Later, during the Q&A, Kelly thanked the cast in attendance and fielded pre-selected questions from an audience composed mostly of journalists. With a lit cigar in hand, the veteran crooner said the five-year lapse between lots was the product of laziness, but said that getting back into the swing was smooth. “It’s not hard somehow. When you commit to something and have fun with it, it appreciates you, the gift, and it starts to help you out,” he said. “It cheats through things for you and it kind of writes itself. I’m having so much fun with this thing. I’m so committed to it, it just happens. It just continues to happen. Every time I put the track on, I hear these new stories and new characters.”

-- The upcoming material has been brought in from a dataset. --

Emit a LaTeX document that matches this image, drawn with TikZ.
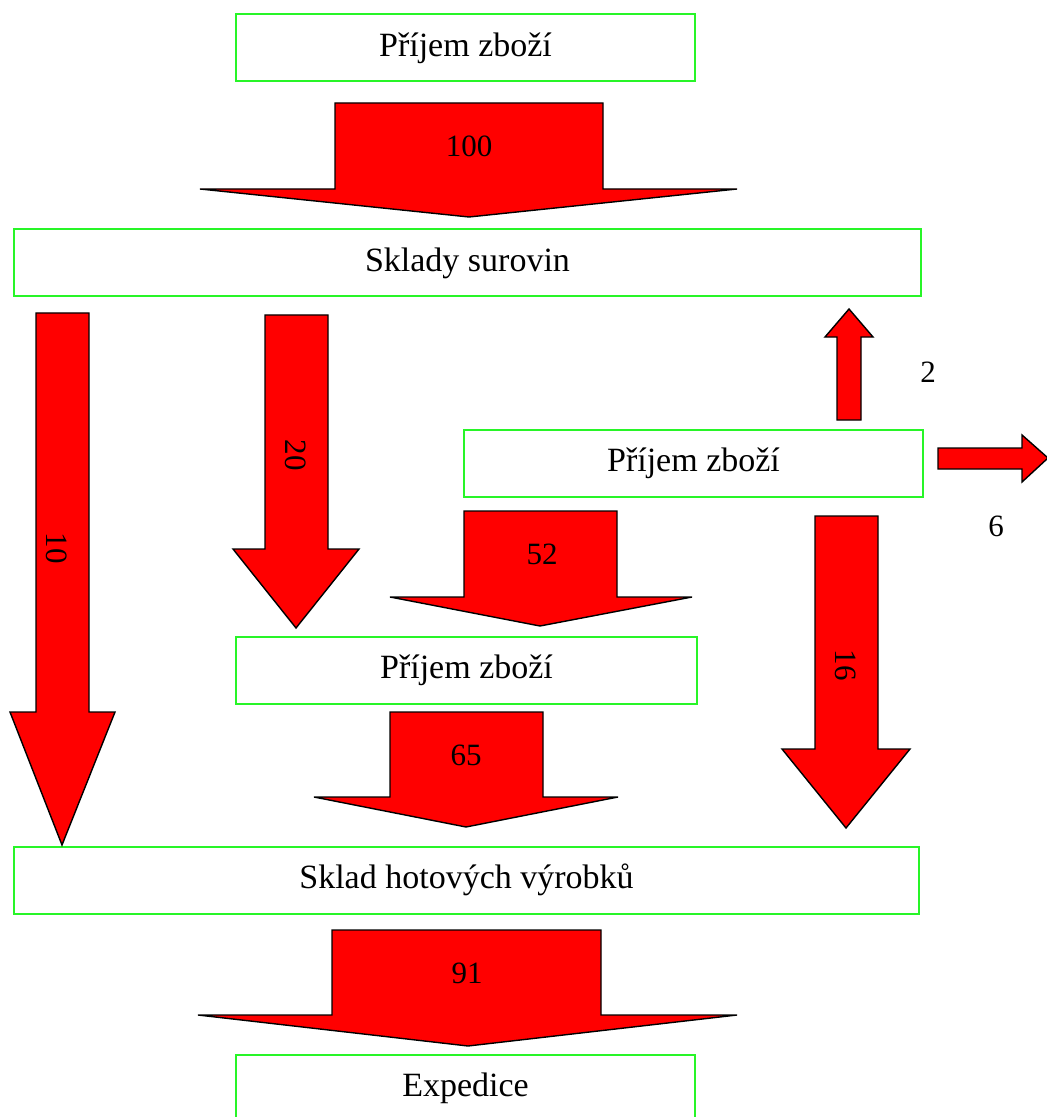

Kelly provided some bizarre insight into his mind maze, referring to himself as an “alien” in character as Sylvester and stating that his superpower of choice would be to “heal the world.” He even sang a few times for the crowd: first in a “Bump N’ Grind” duet with a front-row fan, second with a closing sing-along of his ’90s smash “I Believe I Can Fly.” And for those wondering whether the end of the saga is near, well, it’s not.
“Trapped in the Closet is pretty much forever. I’ve got a leash on this thing now. I’m going to walk it,” said Kelly. “I want you guys to know, I’m not going to leave you guys hanging five years again for the next chapter. . . . The next chapters that are coming [are] going to exceed every chapter that you’ve ever seen. I guarantee it.”